> Directions for this task: Give again only the lines running from the one with "Convert this diagram to TikZ code." through the one with "(931,0) -- (931,400);", inclusive. Omit every picture.

> Information supplied:
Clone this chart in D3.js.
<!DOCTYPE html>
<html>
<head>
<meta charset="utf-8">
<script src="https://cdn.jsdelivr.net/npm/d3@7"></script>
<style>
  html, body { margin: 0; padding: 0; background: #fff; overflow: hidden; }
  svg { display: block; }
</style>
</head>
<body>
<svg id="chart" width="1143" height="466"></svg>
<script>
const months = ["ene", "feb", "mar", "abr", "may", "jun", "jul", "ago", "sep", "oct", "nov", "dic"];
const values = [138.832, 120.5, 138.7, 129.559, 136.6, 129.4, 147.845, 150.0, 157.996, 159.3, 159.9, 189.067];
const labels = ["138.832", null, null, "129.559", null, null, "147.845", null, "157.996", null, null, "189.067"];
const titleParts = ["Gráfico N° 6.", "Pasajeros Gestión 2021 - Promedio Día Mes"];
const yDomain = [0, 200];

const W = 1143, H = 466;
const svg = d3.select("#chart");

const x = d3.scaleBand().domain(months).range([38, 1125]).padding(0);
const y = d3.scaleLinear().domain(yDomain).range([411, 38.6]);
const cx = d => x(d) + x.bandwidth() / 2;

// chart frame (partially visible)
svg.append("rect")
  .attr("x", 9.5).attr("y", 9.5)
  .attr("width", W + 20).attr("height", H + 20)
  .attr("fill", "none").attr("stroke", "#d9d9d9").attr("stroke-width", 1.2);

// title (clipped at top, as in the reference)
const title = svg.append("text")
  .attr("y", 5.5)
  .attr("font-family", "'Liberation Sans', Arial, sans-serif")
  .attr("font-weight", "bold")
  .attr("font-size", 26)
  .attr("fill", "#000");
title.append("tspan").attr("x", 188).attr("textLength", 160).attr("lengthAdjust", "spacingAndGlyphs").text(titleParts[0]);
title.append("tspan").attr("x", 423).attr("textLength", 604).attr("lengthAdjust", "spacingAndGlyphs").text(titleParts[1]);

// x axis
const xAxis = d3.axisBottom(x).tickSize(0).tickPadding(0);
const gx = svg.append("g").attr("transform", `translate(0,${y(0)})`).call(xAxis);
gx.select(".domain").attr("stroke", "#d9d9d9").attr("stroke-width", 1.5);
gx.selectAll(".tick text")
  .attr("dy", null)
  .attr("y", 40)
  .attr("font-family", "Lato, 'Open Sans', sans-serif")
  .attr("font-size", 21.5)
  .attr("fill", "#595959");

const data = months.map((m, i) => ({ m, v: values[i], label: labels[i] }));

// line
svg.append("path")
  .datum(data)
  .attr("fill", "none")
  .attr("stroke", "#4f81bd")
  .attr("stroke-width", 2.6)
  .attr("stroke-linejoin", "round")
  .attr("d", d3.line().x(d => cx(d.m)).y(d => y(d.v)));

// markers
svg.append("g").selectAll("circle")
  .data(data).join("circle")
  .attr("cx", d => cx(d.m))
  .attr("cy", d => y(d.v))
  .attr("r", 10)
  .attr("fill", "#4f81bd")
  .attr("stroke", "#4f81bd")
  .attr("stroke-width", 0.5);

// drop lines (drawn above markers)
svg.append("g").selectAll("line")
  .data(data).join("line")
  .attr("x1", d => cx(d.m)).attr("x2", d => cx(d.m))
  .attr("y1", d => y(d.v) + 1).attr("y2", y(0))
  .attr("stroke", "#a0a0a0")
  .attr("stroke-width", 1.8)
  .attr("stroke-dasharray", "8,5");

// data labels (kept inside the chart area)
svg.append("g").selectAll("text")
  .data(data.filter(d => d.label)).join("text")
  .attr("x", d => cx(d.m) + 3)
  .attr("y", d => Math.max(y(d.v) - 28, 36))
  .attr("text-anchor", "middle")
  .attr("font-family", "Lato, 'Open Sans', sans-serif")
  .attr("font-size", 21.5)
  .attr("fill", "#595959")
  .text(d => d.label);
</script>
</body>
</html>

* * *

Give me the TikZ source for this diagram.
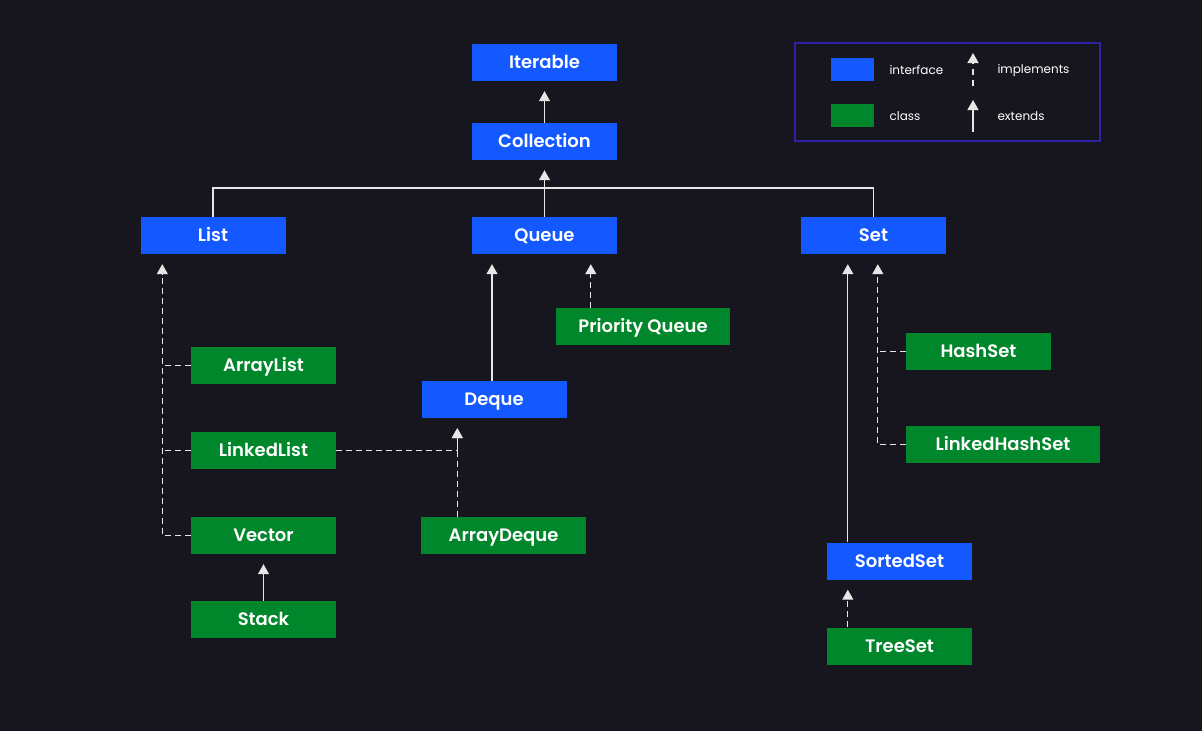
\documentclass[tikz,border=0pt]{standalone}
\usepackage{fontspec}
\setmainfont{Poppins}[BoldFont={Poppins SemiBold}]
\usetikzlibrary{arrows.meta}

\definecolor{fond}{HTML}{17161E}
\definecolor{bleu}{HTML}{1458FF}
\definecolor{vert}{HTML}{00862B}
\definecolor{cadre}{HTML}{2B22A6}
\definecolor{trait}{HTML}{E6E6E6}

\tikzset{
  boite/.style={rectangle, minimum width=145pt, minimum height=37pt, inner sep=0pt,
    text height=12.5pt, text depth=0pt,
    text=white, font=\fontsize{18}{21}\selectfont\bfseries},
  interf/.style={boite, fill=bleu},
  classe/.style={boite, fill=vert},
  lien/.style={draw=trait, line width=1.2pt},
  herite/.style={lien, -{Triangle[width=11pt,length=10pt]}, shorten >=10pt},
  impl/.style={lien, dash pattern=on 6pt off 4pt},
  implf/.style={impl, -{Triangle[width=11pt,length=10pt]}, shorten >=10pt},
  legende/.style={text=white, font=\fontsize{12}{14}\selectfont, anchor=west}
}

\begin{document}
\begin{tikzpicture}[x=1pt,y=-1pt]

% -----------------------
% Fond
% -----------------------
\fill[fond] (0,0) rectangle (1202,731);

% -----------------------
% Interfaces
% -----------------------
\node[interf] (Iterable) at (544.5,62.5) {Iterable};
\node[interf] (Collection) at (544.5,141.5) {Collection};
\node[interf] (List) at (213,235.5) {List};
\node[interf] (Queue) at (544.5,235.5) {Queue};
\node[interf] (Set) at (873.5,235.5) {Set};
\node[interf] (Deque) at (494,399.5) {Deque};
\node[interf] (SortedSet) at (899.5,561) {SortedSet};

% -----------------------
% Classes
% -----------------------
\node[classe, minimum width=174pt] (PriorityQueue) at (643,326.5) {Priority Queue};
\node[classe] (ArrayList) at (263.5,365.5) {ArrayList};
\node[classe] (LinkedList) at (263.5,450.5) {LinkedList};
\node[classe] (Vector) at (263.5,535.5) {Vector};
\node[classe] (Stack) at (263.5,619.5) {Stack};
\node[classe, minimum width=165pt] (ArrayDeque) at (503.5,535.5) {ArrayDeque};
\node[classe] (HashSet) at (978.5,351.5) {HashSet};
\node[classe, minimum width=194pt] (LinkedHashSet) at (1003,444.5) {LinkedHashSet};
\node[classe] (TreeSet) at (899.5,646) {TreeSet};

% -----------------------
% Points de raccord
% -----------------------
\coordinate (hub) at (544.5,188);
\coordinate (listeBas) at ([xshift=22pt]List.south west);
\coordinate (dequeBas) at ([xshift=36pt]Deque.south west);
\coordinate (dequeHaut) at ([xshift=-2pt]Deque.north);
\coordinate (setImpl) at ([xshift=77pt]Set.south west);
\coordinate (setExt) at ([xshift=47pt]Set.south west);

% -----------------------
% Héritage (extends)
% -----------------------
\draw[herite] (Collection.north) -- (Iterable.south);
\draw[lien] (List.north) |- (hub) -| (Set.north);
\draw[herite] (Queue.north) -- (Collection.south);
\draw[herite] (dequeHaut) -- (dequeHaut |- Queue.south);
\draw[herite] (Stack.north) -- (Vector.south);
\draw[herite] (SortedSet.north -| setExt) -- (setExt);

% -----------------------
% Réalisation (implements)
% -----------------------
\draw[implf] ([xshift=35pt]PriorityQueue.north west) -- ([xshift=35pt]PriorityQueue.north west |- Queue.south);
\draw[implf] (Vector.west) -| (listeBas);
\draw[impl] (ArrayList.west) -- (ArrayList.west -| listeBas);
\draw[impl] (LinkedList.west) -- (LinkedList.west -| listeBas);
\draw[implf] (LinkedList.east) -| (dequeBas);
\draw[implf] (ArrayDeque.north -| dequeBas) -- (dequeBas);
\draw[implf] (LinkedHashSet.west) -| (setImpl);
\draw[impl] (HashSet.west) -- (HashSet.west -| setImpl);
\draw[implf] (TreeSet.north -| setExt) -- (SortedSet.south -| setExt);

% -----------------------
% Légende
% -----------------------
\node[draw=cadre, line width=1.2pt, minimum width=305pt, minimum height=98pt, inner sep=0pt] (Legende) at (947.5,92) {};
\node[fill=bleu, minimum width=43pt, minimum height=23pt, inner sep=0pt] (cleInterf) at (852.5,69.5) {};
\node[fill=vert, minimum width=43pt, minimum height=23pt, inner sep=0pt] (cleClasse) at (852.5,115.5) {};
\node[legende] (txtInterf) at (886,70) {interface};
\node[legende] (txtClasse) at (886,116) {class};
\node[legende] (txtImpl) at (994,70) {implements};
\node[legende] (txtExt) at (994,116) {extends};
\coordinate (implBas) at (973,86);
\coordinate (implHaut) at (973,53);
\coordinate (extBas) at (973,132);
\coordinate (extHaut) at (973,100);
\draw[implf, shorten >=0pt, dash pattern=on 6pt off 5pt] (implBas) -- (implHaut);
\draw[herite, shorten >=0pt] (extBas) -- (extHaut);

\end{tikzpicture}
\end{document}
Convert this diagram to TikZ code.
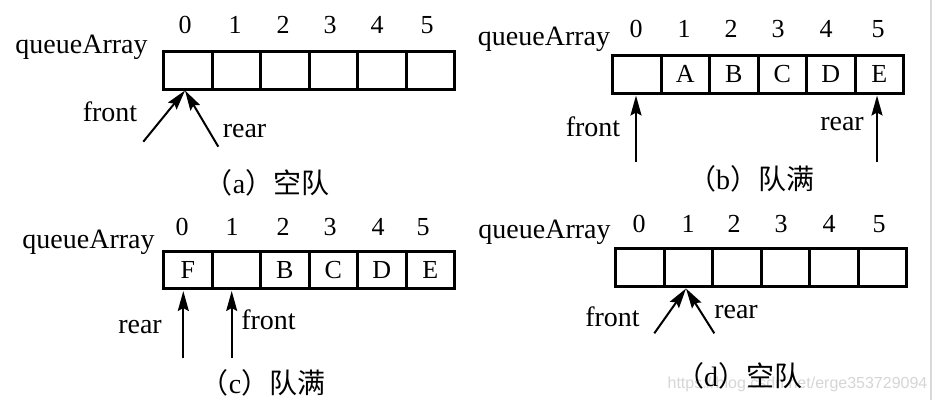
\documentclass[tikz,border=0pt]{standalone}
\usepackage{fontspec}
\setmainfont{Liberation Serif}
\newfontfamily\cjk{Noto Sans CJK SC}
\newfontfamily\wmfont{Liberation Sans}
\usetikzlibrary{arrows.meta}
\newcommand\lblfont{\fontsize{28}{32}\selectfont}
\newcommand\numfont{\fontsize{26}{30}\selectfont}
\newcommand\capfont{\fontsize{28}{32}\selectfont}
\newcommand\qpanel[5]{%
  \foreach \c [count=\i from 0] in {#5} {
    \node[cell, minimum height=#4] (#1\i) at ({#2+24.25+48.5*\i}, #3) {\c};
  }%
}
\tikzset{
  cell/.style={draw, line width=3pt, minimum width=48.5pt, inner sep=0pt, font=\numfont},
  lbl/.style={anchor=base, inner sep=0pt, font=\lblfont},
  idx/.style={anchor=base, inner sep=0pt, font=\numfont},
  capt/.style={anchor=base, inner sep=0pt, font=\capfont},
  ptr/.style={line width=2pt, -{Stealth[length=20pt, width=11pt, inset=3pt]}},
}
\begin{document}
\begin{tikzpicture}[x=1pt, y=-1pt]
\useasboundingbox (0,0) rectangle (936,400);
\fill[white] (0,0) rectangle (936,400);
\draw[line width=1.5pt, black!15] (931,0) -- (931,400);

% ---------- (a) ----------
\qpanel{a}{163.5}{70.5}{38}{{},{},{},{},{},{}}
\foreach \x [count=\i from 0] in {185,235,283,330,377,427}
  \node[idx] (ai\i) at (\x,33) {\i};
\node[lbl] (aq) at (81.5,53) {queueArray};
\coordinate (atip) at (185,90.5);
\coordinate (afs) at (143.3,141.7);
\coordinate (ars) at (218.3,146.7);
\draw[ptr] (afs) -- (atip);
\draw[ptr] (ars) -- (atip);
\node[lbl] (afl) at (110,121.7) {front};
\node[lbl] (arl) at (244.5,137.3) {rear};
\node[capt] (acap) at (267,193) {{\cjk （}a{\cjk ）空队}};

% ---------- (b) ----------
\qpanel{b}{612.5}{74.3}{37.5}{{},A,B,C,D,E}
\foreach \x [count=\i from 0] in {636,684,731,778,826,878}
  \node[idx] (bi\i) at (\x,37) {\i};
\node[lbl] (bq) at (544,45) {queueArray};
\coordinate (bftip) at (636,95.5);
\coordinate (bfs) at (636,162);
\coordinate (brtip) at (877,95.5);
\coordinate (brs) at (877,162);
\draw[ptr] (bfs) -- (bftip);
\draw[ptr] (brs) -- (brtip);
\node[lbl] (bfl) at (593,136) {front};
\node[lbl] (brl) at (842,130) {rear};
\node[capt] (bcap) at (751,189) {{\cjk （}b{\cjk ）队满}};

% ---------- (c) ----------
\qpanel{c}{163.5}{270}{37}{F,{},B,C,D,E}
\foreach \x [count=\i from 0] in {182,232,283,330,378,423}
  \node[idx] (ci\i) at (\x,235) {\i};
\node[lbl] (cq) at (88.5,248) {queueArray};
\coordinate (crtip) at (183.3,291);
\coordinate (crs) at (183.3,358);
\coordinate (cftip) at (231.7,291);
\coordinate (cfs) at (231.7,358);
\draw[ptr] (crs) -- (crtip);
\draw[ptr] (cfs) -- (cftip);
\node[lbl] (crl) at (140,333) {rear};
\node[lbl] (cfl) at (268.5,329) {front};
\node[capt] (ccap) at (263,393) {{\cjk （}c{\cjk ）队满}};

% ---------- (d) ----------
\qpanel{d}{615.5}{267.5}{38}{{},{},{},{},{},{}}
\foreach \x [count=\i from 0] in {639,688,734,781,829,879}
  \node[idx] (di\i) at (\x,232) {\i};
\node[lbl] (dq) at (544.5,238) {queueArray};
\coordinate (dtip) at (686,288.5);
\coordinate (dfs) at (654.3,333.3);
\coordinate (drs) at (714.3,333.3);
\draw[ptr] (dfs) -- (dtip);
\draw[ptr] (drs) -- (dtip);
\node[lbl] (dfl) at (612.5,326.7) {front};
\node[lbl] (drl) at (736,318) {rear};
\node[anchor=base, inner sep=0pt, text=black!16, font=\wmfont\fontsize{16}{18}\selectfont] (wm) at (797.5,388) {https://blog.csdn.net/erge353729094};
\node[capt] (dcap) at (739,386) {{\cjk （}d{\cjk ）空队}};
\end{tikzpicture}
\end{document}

--

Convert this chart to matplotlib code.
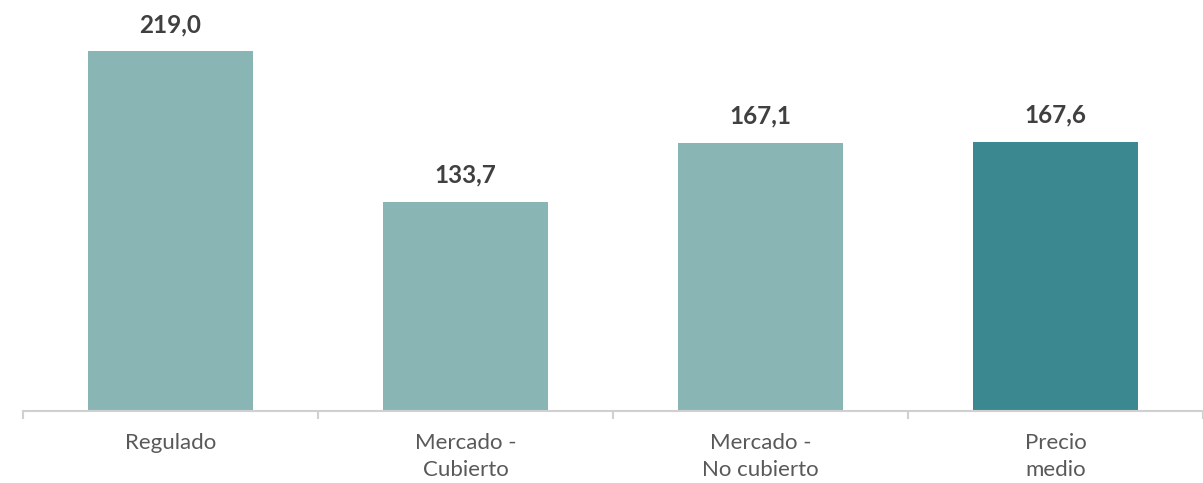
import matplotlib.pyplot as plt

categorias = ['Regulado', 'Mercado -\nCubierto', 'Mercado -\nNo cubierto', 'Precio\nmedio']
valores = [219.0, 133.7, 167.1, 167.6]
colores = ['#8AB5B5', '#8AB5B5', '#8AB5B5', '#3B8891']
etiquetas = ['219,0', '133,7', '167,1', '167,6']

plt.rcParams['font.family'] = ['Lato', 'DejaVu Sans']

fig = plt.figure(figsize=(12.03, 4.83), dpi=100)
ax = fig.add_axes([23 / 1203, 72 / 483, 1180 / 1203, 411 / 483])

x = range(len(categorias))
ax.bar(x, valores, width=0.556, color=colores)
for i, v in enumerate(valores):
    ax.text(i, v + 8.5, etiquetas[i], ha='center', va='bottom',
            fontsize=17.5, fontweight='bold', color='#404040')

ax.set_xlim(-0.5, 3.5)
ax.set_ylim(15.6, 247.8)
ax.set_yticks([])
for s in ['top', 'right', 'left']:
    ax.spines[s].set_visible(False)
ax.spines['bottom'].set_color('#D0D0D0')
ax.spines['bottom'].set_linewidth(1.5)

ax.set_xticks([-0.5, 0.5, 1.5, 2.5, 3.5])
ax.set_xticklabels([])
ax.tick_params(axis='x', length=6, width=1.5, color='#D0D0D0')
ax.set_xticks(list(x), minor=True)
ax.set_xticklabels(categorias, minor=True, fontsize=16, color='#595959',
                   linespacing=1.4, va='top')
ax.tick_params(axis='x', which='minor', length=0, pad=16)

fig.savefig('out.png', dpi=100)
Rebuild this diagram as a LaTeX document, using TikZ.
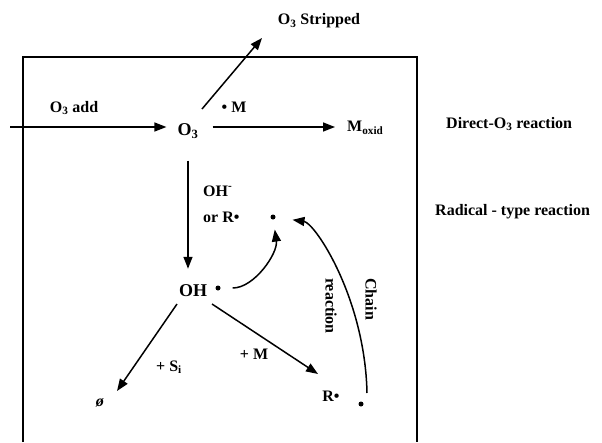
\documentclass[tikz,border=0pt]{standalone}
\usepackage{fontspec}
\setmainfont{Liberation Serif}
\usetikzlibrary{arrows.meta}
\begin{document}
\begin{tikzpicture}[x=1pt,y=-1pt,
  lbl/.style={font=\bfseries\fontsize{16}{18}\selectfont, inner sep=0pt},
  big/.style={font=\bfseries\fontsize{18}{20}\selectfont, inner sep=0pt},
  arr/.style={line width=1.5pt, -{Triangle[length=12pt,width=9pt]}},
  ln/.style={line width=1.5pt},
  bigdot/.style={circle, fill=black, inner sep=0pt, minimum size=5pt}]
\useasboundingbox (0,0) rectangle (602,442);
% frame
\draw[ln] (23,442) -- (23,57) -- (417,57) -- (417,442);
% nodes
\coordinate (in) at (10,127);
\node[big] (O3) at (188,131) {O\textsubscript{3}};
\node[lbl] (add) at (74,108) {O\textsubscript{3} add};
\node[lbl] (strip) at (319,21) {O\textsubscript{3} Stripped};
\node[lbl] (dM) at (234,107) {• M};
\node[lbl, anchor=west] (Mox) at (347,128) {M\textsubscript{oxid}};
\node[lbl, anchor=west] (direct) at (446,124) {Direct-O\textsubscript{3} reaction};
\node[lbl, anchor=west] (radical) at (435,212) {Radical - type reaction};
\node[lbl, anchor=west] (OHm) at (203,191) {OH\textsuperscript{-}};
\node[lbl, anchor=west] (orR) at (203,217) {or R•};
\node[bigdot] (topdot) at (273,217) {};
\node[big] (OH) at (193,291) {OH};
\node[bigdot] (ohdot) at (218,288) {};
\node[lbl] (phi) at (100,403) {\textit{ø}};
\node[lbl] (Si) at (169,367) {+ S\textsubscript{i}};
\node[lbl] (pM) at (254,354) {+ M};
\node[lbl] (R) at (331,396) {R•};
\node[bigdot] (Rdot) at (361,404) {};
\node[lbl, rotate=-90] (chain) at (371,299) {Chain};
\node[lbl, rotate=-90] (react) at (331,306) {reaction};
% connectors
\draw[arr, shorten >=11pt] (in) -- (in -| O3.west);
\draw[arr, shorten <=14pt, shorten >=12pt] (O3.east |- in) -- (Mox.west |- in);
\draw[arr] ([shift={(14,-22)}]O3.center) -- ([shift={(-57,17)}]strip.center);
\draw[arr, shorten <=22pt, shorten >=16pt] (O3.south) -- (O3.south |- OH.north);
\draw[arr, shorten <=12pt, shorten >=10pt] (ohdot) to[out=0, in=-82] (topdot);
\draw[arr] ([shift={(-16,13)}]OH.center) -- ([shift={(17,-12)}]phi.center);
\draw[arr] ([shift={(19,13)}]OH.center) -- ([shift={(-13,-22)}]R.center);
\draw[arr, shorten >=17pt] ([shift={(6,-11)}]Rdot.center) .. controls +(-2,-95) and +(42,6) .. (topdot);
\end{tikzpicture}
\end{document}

> Response to the task:
Convert this diagram to TikZ code.
\documentclass[tikz,border=0pt]{standalone}
\usepackage{fontspec}
\setmainfont{Liberation Serif}
\newfontfamily\cjk{Noto Sans CJK SC}
\newfontfamily\wmfont{Liberation Sans}
\usetikzlibrary{arrows.meta}
\newcommand\lblfont{\fontsize{28}{32}\selectfont}
\newcommand\numfont{\fontsize{26}{30}\selectfont}
\newcommand\capfont{\fontsize{28}{32}\selectfont}
\newcommand\qpanel[5]{%
  \foreach \c [count=\i from 0] in {#5} {
    \node[cell, minimum height=#4] (#1\i) at ({#2+24.25+48.5*\i}, #3) {\c};
  }%
}
\tikzset{
  cell/.style={draw, line width=3pt, minimum width=48.5pt, inner sep=0pt, font=\numfont},
  lbl/.style={anchor=base, inner sep=0pt, font=\lblfont},
  idx/.style={anchor=base, inner sep=0pt, font=\numfont},
  capt/.style={anchor=base, inner sep=0pt, font=\capfont},
  ptr/.style={line width=2pt, -{Stealth[length=20pt, width=11pt, inset=3pt]}},
}
\begin{document}
\begin{tikzpicture}[x=1pt, y=-1pt]
\useasboundingbox (0,0) rectangle (936,400);
\fill[white] (0,0) rectangle (936,400);
\draw[line width=1.5pt, black!15] (931,0) -- (931,400);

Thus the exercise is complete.